Every note became somehow… personal. It still freaks me out that such a thing is even possible. That was when listening to music became one of the most important things in my life.”
Cream, “Best of Cream” (1969)
“When I was probably ten or eleven years old, I wore out this record, I just could not get enough of it!
Every song is so different and rocks so hard. My sister had a plastic record player in our bedroom, the kind that you can fold into sort of a box with speakers that attach to the sides. It was a sort of pea-soup green color. I would play a song, carefully lifting the arm (so as not to scratch the vinyl) between each phrase I would copy the lyrics – even though I’m sure I got a lot of them wrong!
This is how I learned to listen. I would copy down the lyrics, and then try to figure out how to play the music.
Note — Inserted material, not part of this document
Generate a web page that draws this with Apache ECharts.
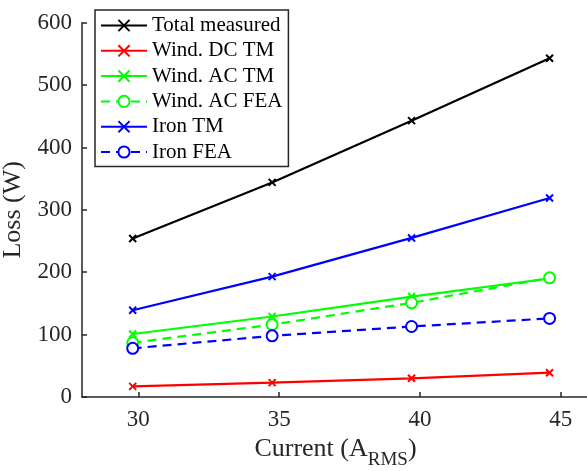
<!DOCTYPE html>
<html>
<head>
<meta charset="utf-8">
<script src="https://cdn.jsdelivr.net/npm/echarts@6/dist/echarts.min.js"></script>
<style>
  html, body { margin: 0; padding: 0; background: #fff; }
  #chart { width: 587px; height: 471px; }
</style>
</head>
<body>
<div id="chart"></div>
<script>
// measured currents (A RMS)
const currents = [29.8, 34.75, 39.7, 44.6]
const xTicks = [30, 35, 40, 45]

// losses (W)
const totalMeasured = [254, 344, 443, 543]
const windDcTm = [17, 23, 30, 39]
const windAcTm = [101, 129, 161, 190]
const windAcFea = [87, 116, 151, 191]
const ironTm = [139, 193, 255, 319]
const ironFea = [78, 98, 113, 126]

const FONT = 'Liberation Serif, Times New Roman, serif'
const AXIS_COLOR = '#262626'
const CROSS = 'path://M0,0L10,10M10,0L0,10'

const pair = (ys) => currents.map((x, i) => [x, ys[i]])

function crossSeries(name, ys, color) {
  return {
    name,
    type: 'line',
    data: pair(ys),
    symbol: CROSS,
    symbolSize: 7,
    lineStyle: { color, width: 2.2 },
    itemStyle: { color, borderColor: color, borderWidth: 2 },
    emphasis: { disabled: true },
  }
}

function circleSeries(name, ys, color) {
  return {
    name,
    type: 'line',
    data: pair(ys),
    symbol: 'emptyCircle',
    symbolSize: 11,
    lineStyle: { color, width: 2.2, type: [9, 6] },
    itemStyle: { color, borderColor: color, borderWidth: 2.2 },
    emphasis: { disabled: true },
  }
}

const chart = echarts.init(document.getElementById('chart'))
chart.setOption({
  animation: false,
  textStyle: { fontFamily: FONT },
  grid: { left: 82, right: -2, top: 22.7, bottom: 74, containLabel: false, outerBoundsMode: 'none' },
  legend: {
    orient: 'vertical',
    left: 95,
    top: 10,
    padding: [5, 6, 4, 5],
    itemWidth: 46,
    itemHeight: 14,
    itemGap: 4.3,
    backgroundColor: '#fff',
    borderColor: AXIS_COLOR,
    borderWidth: 1.5,
    textStyle: { fontFamily: FONT, fontSize: 21, color: '#000', lineHeight: 20 },
  },
  xAxis: {
    type: 'value',
    min: 28,
    max: 46,
    name: '{a|Current (A}{s|RMS}{a|)}',
    nameLocation: 'middle',
    nameGap: 35,
    nameTextStyle: {
      rich: {
        a: { fontFamily: FONT, fontSize: 26, color: AXIS_COLOR, verticalAlign: 'top', lineHeight: 28 },
        s: { fontFamily: FONT, fontSize: 19, color: AXIS_COLOR, verticalAlign: 'top', padding: [15, 0, 0, 0], lineHeight: 20 },
      },
    },
    axisLine: { show: true, lineStyle: { color: AXIS_COLOR, width: 1.5 } },
    axisTick: { show: true, inside: true, length: 5, customValues: xTicks, lineStyle: { color: AXIS_COLOR, width: 1.5 } },
    axisLabel: { customValues: xTicks, fontFamily: FONT, fontSize: 23, color: AXIS_COLOR, margin: 11 },
    splitLine: { show: false },
  },
  yAxis: {
    type: 'value',
    min: 0,
    max: 600,
    interval: 100,
    name: 'Loss (W)',
    nameLocation: 'middle',
    nameGap: 49,
    nameTextStyle: { fontFamily: FONT, fontSize: 26, color: AXIS_COLOR },
    axisLine: { show: true, lineStyle: { color: AXIS_COLOR, width: 1.5 } },
    axisTick: { show: true, inside: true, length: 5, lineStyle: { color: AXIS_COLOR, width: 1.5 } },
    axisLabel: { fontFamily: FONT, fontSize: 23, color: AXIS_COLOR, margin: 10 },
    splitLine: { show: false },
  },
  series: [
    crossSeries('Total measured', totalMeasured, '#000000'),
    crossSeries('Wind. DC TM', windDcTm, '#ff0000'),
    crossSeries('Wind. AC TM', windAcTm, '#00ff00'),
    circleSeries('Wind. AC FEA', windAcFea, '#00ff00'),
    crossSeries('Iron TM', ironTm, '#0000ff'),
    circleSeries('Iron FEA', ironFea, '#0000ff'),
  ],
})
</script>
</body>
</html>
I spent uncountable hours doing this with other albums, too.”
The Beatles, “Abbey Road” (1969)
“This album has returned again and again in my life for different reasons, most importantly in 2010 when I began working on my 4th solo album, “Songs With Words”.
My producer, Joe Shepard, wanted me to listen to what kinds of things can happen in a studio, to really hear George Martin’s hand in the Beatles’ music. “Abbey Road” was where I first truly heard the sound of The Studio, so many years after listening to many thousands of hours of brilliant music throughout my life.
This just completely opened my mind to the possibilities that exist, beyond what I can do on my own, to the things that make my music sound like what I actually hear in my head. These possibilities are the result of the collaboration between artist, producer and engineer.”
Glenn Gould, “The Goldberg Variations” (1982)
“How could we be at Number 5 already?! I have not even gotten to Tool, Nine Inch Nails, Nina Simone, Juana Molina, Fred Frith, Kendrick Lamar and so many more artists whose work influences me so deeply… or Glenn Gould: I first heard this album as I was finishing my undergraduate thesis, which was about transcribing the music of Johann Sebastian Bach for the guitar.
I had been playing a lot of Bach for several years by that point; however, the vision Gould created on the piano (also, like the guitar, an instrument that didn’t exist in Bach’s life) of the Goldberg Variations seemed to transport this aria and variations into the 20th century.”